Monday, August 23, 2021

'An Episode of Sparrows' by Rumer Godden



A much-loved English novel reminiscent of The Secret Garden

Someone has dug up the private garden in the square and taken buckets of dirt, and Miss Angela Chesney of the Garden Committee is sure that a gang of boys from run-down Catford Street must be to blame. But Angela's sister Olivia isn't so sure. Olivia wonders why the neighborhood children—the “sparrows” she sometimes watches from the window of her house —have to be locked out of the garden. Don't they have a right to enjoy the place, too? But neither Angela nor Olivia has any idea what sent the neighborhood waif Lovejoy Mason and her few friends in search of “good, garden earth.” Still less do they imagine where their investigation of the incident will lead them—to a struggling restaurant, a bombed-out church, and at the heart of it all, a hidden garden.

MY THOUGHTS: 

Rumer Godden is an author who always gives us more to ponder under the surface than is evident in her often simple stories. If we're willing to dig, there'll always be something mystical, or some spiritual application or observation.

This one begins in the early 1950s, soon enough after the war that there is still plenty of evident street damage, including demolished buildings. The setting is Catford Street, an area of London which is one step up from a slum. It's full of desperate people struggling to make ends meet and barely succeeding. 

The 'sparrows' of the title are not actual birds but children aged between 5 and 15. This age demographic are neglected, semi-waifs, generally as unheeded as the little grey birds, and left mostly to their own devices to pop up again as young adults expected to do a hard day's work. They're only noticed when they intrude on adults' attention by making nuisances of themselves, in which case they're treated like pests.

The main character is a thorny and shameless little street thief named Lovejoy Mason, who's been dumped by her mother on the family they were boarding with. Lovejoy pilfers a packet of what turns out to be flower seeds. Disgruntled at first, she decides to poke them in some earth to see what will happen. Thus begins Lovejoy's unexpected passion for horticulture and her decision to plant surreptitious flower gardens in old bomb sites left by the war. She's fascinated by what seems to her the miraculous alchemy of the earth. But finding more seeds and more suitable plots is her greatest challenge, and she'll even stoop to stealing money from a church!  

The story becomes quite a micro-war of its own, as Lovejoy gains and loses ground. Some boy gangs have their eye on the same plots of ground for hang-outs, and she finds an unexpected ally in Tip Malone, a 13-year-old gang leader whose softer side is unexpectedly stirred by her plight. Their friendship is super cute, as Lovejoy assumes more and more from Tip, making us wonder how far she can stretch his good nature until it snaps. 

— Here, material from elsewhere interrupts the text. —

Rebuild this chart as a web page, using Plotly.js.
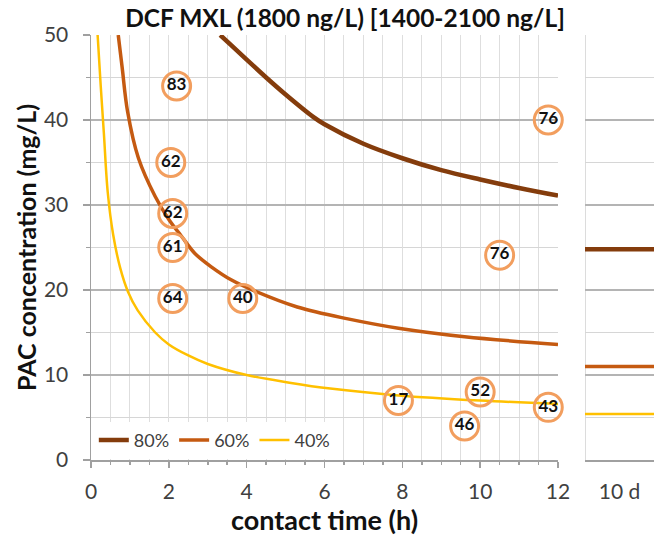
<!DOCTYPE html>
<html>
<head>
<meta charset="utf-8">
<script src="https://cdn.plot.ly/plotly-3.0.1.min.js"></script>
<style>html,body{margin:0;padding:0;background:#fff;} #chart{width:654px;height:544px;}</style>
</head>
<body>
<div id="chart"></div>
<script>
// ---- data ----
const seriesNames = ['80%', '60%', '40%'];

const t80 = [3.32, 3.6, 4.0, 4.5, 5.0, 5.7, 6.0, 7.0, 8.0, 9.0, 10.0, 11.0, 12.0];
const c80 = [50, 48.8, 47.1, 45.0, 43.0, 40.4, 39.5, 37.2, 35.5, 34.1, 33.0, 32.0, 31.1];

const t60 = [0.70, 0.80, 0.94, 1.22, 1.65, 2.0, 2.33, 2.67, 3.1, 3.6, 4.2, 5.3, 6.6, 7.9, 9.6, 12.0];
const c60 = [50, 46.2, 41.0, 35.5, 31.0, 28.3, 26.3, 24.3, 22.7, 21.2, 19.9, 18.0, 16.6, 15.5, 14.5, 13.6];

const t40 = [0.17, 0.25, 0.33, 0.43, 0.57, 0.75, 0.95, 1.2, 1.65, 2.0, 2.5, 3.0, 4.0, 5.1, 6.15, 7.9, 10.0, 12.0];
const c40 = [50, 44, 38.5, 31.5, 26.5, 22.6, 19.8, 17.6, 15.0, 13.6, 12.3, 11.3, 10.0, 9.1, 8.4, 7.6, 7.0, 6.6];

// 10-day values (right panel)
const tenDayLabel = '10 d';
const tenDay = [24.8, 11.0, 5.4];   // 80%, 60%, 40%

// measured points (circles) with removal labels
const ptT = [2.2, 2.05, 2.1, 2.1, 2.1, 3.9, 11.75, 10.5, 7.9, 10.0, 9.6, 11.75];
const ptC = [44, 35, 29, 25, 19, 19, 40, 24.1, 7.0, 8.0, 4.0, 6.2];
const ptLabel = ['83', '62', '62', '61', '64', '40', '76', '76', '17', '52', '46', '43'];

const xTicks = [0, 2, 4, 6, 8, 10, 12];
const yTicks = [0, 10, 20, 30, 40, 50];

// ---- styling ----
const colors = ['#843C0C', '#C55A11', '#FFC000'];
const widths = [4.5, 3.5, 2.5];
const curveT = [t80, t60, t40];
const curveC = [c80, c60, c40];
const FONT = 'Lato, "Open Sans", sans-serif';

const traces = [];
for (let i = 0; i < 3; i++) {
  traces.push({
    type: 'scatter', mode: 'lines', name: seriesNames[i],
    x: curveT[i], y: curveC[i], xaxis: 'x', yaxis: 'y',
    line: {color: colors[i], width: widths[i], shape: 'spline', smoothing: 1},
    legendgroup: seriesNames[i], hoverinfo: 'skip'
  });
}
for (let i = 0; i < 3; i++) {
  traces.push({
    type: 'scatter', mode: 'lines', name: seriesNames[i],
    x: [0, 1], y: [tenDay[i], tenDay[i]], xaxis: 'x2', yaxis: 'y',
    line: {color: colors[i], width: widths[i]},
    legendgroup: seriesNames[i], showlegend: false, hoverinfo: 'skip'
  });
}
traces.push({
  type: 'scatter', mode: 'markers+text', x: ptT, y: ptC, text: ptLabel,
  xaxis: 'x', yaxis: 'y', showlegend: false, cliponaxis: false,
  textposition: 'middle center',
  textfont: {family: FONT, size: 17, color: '#111111', weight: 'bold'},
  marker: {symbol: 'circle', size: 28, color: 'rgba(255,255,255,0)',
           line: {color: '#F29E5E', width: 3}},
  hoverinfo: 'skip'
});

const layout = {
  width: 654, height: 544,
  margin: {l: 91, r: 0, t: 35, b: 84},
  paper_bgcolor: '#ffffff', plot_bgcolor: '#ffffff',
  font: {family: FONT, color: '#404040'},
  title: {text: 'DCF MXL (1800 ng/L) [1400-2100 ng/L]',
          font: {family: FONT, size: 24.5, color: '#111111', weight: 'bold'},
          x: 345 / 654, xanchor: 'center', xref: 'container',
          y: 1 - 18 / 544, yanchor: 'middle', yref: 'container'},
  xaxis: {
    domain: [0, 467 / 563], range: [0, 12], anchor: 'y',
    tickvals: xTicks, ticktext: xTicks.map(String),
    showgrid: true, gridcolor: '#dedede', gridwidth: 1,
    minor: {dtick: 0.5, tick0: 0, showgrid: true, gridcolor: '#dedede', gridwidth: 1,
            ticks: 'outside', ticklen: 3, tickcolor: '#a0a0a0'},
    showline: true, linecolor: '#a0a0a0', linewidth: 1.5,
    ticks: 'outside', ticklen: 6, tickcolor: '#a0a0a0', tickwidth: 1.5,
    zeroline: false,
    tickfont: {family: FONT, size: 21, color: '#404040'},
    ticklabelstandoff: 6,
    title: {text: 'contact time (h)', font: {family: FONT, size: 27, color: '#111111', weight: 'bold'},
            standoff: 6}
  },
  xaxis2: {
    domain: [494 / 563, 1], range: [0, 1], anchor: 'y',
    tickvals: [0.5], ticktext: [tenDayLabel],
    showgrid: false, zeroline: false,
    showline: true, linecolor: '#a0a0a0', linewidth: 1.5,
    ticks: '', tickfont: {family: FONT, size: 21, color: '#404040'},
    ticklabelstandoff: 12
  },
  yaxis: {
    domain: [0, 1], range: [0, 50], anchor: 'x',
    tickvals: yTicks, ticktext: yTicks.map(String),
    showgrid: true, gridcolor: '#b4b4b4', gridwidth: 1.5,
    minor: {dtick: 5, tick0: 0, showgrid: true, gridcolor: '#d6d6d6', gridwidth: 1.2,
            ticks: 'outside', ticklen: 4, tickcolor: '#a0a0a0'},
    showline: true, linecolor: '#a0a0a0', linewidth: 1.5,
    ticks: 'outside', ticklen: 7, tickcolor: '#a0a0a0', tickwidth: 1.5,
    zeroline: false,
    tickfont: {family: FONT, size: 21, color: '#404040'},
    ticklabelstandoff: 10,
    title: {text: 'PAC concentration (mg/L)', font: {family: FONT, size: 25, color: '#111111', weight: 'bold'},
            standoff: 0}
  },
  showlegend: true,
  legend: {
    orientation: 'h', x: 0.005, xanchor: 'left', y: 0.003, yanchor: 'bottom',
    bgcolor: '#ffffff', borderwidth: 0,
    font: {family: FONT, size: 18, color: '#404040'},
    itemwidth: 30, traceorder: 'normal', tracegroupgap: 0
  },
  shapes: [
    {type: 'line', xref: 'x2', yref: 'y', x0: 0, x1: 0, y0: 0, y1: 50,
     line: {color: '#d0d0d0', width: 1.5}, layer: 'below'}
  ]
};

Plotly.newPlot('chart', traces, layout, {displayModeBar: false, staticPlot: true});
</script>
</body>
</html>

Lovejoy's reluctant guardians provide a great secondary plot, as the proud Mr Vincent Combie (whose real name is George) is a chef who establishes his pride and joy, a classy restaurant, slap bang in the middle of Catford Street, where he lives. He struggles to accept the fact that his ideal clientele probably won't go near such a forlorn district. In this way, Vincent's restaurant is perhaps a grown-up equivalent of Lovejoy's flower garden. The question is how far can such dreamers make any headway in their grim reality? 

One of my highlights is Miss Olivia Chesney, a middle-aged nonentity who knows how to sympathise with the plights of underdogs. She realises there's a fine line between total blarney and a kind of faith in what they hope and believe is going to happen. 

The other highlight is the prickling of Lovejoy's hardened conscience, especially when she sets out to rob the local Catholic Church and develops a fascination with a Madonna and Child statue. Godden puts it this way. 'The statue seemed to find something in Lovejoy that matched it.' This is so often the case with the arts; including books, music and visual art of all types that touch our hearts. Readers, viewers and listeners each bring something of their own to click into place with what their creators intended. Or else they have that germ activated by whatever they read, perceive or hear. 

Just as Lovejoy experiences this phenomenon with the statue, perhaps a similar thing occurred in my spirit prompted by this book itself along with many others. I trust it will be the same for many other readers too.